THE PROBLEM: Copy out the data below as written; omit any images.

DATA SECTION:
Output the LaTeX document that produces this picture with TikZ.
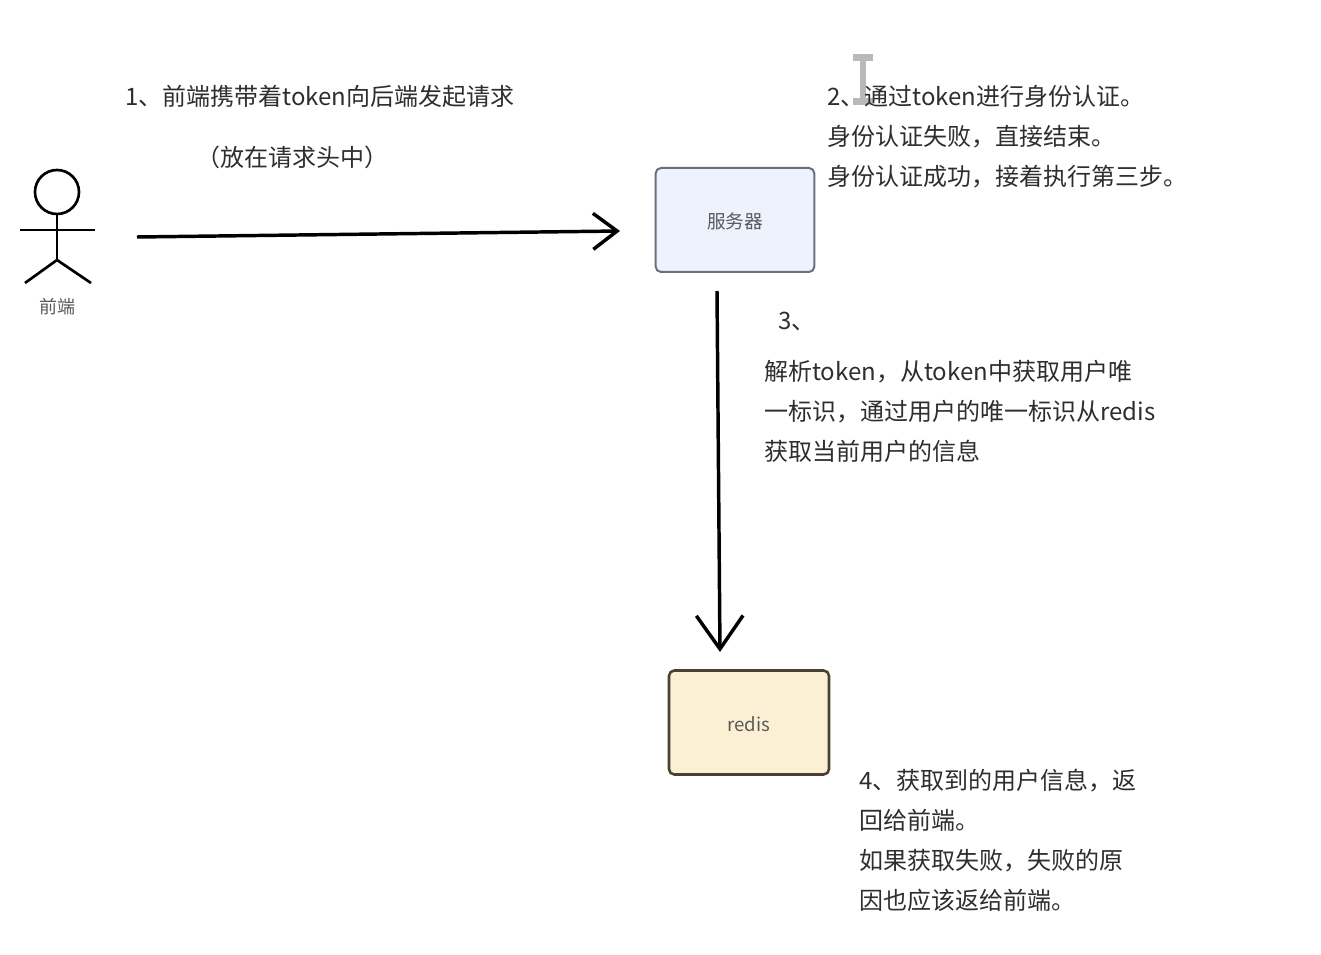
\documentclass[tikz,border=0pt]{standalone}
\usepackage{fontspec}
\setmainfont{Noto Sans CJK SC}
\usetikzlibrary{positioning, arrows.meta}
\definecolor{notetext}{HTML}{2E2E2E}
\definecolor{labeltext}{HTML}{5A5A5A}
\definecolor{serverfill}{HTML}{EEF2FC}
\definecolor{serverline}{HTML}{66717F}
\definecolor{redisfill}{HTML}{FBF0D3}
\definecolor{redisline}{HTML}{4A4132}
\tikzset{
	note/.style={anchor=north west, inner sep=0pt, align=left, text=notetext, font=\fontsize{18}{30}\selectfont},
	box/.style={rectangle, draw, rounded corners=4pt, line width=1.5pt, minimum width=119pt, minimum height=78pt, text=labeltext, text height=13pt, text depth=0pt, font=\fontsize{14}{16}\selectfont},
	flow/.style={line width=2.6pt, black},
	limb/.style={line width=2pt, black},
}

\begin{document}
\begin{tikzpicture}[x=0.75pt, y=-0.75pt]
			\useasboundingbox (0, 0) rectangle (1321, 955);
			\fill[white] (0, 0) rectangle (1321, 955);
			
			\node[box, fill=serverfill, draw=serverline] (Server) at (735, 220) {服务器};
			\node[box, fill=redisfill, draw=redisline, line width=1.9pt, minimum width=120pt] (Redis) at (749, 722.5) {redis};
			
			\node[circle, draw, line width=2pt, minimum size=33pt, inner sep=0pt] (Head) at (57, 192) {};
			\coordinate (Hip) at (57, 260);
			\coordinate (ArmL) at (20, 230);
			\coordinate (ArmR) at (95, 230);
			\coordinate (FootL) at (25, 283);
			\coordinate (FootR) at (91, 283);
			\node[text=labeltext, font=\fontsize{13.5}{16}\selectfont] (Client) at (57, 307) {前端};
			\draw[limb] (Head) -- (Hip);
			\draw[limb] (ArmL) -- (ArmR);
			\draw[limb] (FootL) -- (Hip) -- (FootR);
			
			\coordinate (CurT) at (863, 54);
			\coordinate (CurB) at (863, 105);
			\draw[line width=4pt, gray!55, {Bar[width=15pt, line width=5pt]}-{Bar[width=15pt, line width=5pt]}] (CurT) -- (CurB);
			
			\node[note] (N1) at (125, 85) {1、前端携带着token向后端发起请求};
			\node[note] (N1b) at (196, 146) {（放在请求头中）};
			\node[note] (N2) at (827, 85) {2、通过token进行身份认证。\\身份认证失败，直接结束。\\身份认证成功，接着执行第三步。};
			\node[note] (N3) at (778, 312) {3、};
			\node[note] (N3b) at (764, 360) {解析token，从token中获取用户唯\\一标识，通过用户的唯一标识从redis\\获取当前用户的信息};
			\node[note] (N4) at (859, 769) {4、获取到的用户信息，返\\回给前端。\\如果获取失败，失败的原\\因也应该返给前端。};
			
			\coordinate (A1) at (137, 237);
			\coordinate (A2) at (620, 231);
			\coordinate (B1) at (717, 291);
			\coordinate (B2) at (720, 652);
			\draw[flow, -{Straight Barb[length=18pt, width=27pt, line width=2.6pt]}] (A1) -- (A2);
			\draw[flow, -{Straight Barb[length=25pt, width=35pt, line width=2.6pt]}] (B1) -- (B2);
		\end{tikzpicture}
\end{document}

OUTPUT FOR THIS EXERCISE:
Output the LaTeX document that produces this picture with TikZ.
\documentclass[tikz,border=0pt]{standalone}
\usepackage{fontspec}
\setmainfont{Noto Sans CJK SC}
\usetikzlibrary{positioning, arrows.meta}
\definecolor{notetext}{HTML}{2E2E2E}
\definecolor{labeltext}{HTML}{5A5A5A}
\definecolor{serverfill}{HTML}{EEF2FC}
\definecolor{serverline}{HTML}{66717F}
\definecolor{redisfill}{HTML}{FBF0D3}
\definecolor{redisline}{HTML}{4A4132}
\tikzset{
	note/.style={anchor=north west, inner sep=0pt, align=left, text=notetext, font=\fontsize{18}{30}\selectfont},
	box/.style={rectangle, draw, rounded corners=4pt, line width=1.5pt, minimum width=119pt, minimum height=78pt, text=labeltext, text height=13pt, text depth=0pt, font=\fontsize{14}{16}\selectfont},
	flow/.style={line width=2.6pt, black},
	limb/.style={line width=2pt, black},
}

\begin{document}
\begin{tikzpicture}[x=0.75pt, y=-0.75pt]
			\useasboundingbox (0, 0) rectangle (1321, 955);
			\fill[white] (0, 0) rectangle (1321, 955);
			
			\node[box, fill=serverfill, draw=serverline] (Server) at (735, 220) {服务器};
			\node[box, fill=redisfill, draw=redisline, line width=1.9pt, minimum width=120pt] (Redis) at (749, 722.5) {redis};
			
			\node[circle, draw, line width=2pt, minimum size=33pt, inner sep=0pt] (Head) at (57, 192) {};
			\coordinate (Hip) at (57, 260);
			\coordinate (ArmL) at (20, 230);
			\coordinate (ArmR) at (95, 230);
			\coordinate (FootL) at (25, 283);
			\coordinate (FootR) at (91, 283);
			\node[text=labeltext, font=\fontsize{13.5}{16}\selectfont] (Client) at (57, 307) {前端};
			\draw[limb] (Head) -- (Hip);
			\draw[limb] (ArmL) -- (ArmR);
			\draw[limb] (FootL) -- (Hip) -- (FootR);
			
			\coordinate (CurT) at (863, 54);
			\coordinate (CurB) at (863, 105);
			\draw[line width=4pt, gray!55, {Bar[width=15pt, line width=5pt]}-{Bar[width=15pt, line width=5pt]}] (CurT) -- (CurB);
			
			\node[note] (N1) at (125, 85) {1、前端携带着token向后端发起请求};
			\node[note] (N1b) at (196, 146) {（放在请求头中）};
			\node[note] (N2) at (827, 85) {2、通过token进行身份认证。\\身份认证失败，直接结束。\\身份认证成功，接着执行第三步。};
			\node[note] (N3) at (778, 312) {3、};
			\node[note] (N3b) at (764, 360) {解析token，从token中获取用户唯\\一标识，通过用户的唯一标识从redis\\获取当前用户的信息};
			\node[note] (N4) at (859, 769) {4、获取到的用户信息，返\\回给前端。\\如果获取失败，失败的原\\因也应该返给前端。};
			
			\coordinate (A1) at (137, 237);
			\coordinate (A2) at (620, 231);
			\coordinate (B1) at (717, 291);
			\coordinate (B2) at (720, 652);
			\draw[flow, -{Straight Barb[length=18pt, width=27pt, line width=2.6pt]}] (A1) -- (A2);
			\draw[flow, -{Straight Barb[length=25pt, width=35pt, line width=2.6pt]}] (B1) -- (B2);
		\end{tikzpicture}
\end{document}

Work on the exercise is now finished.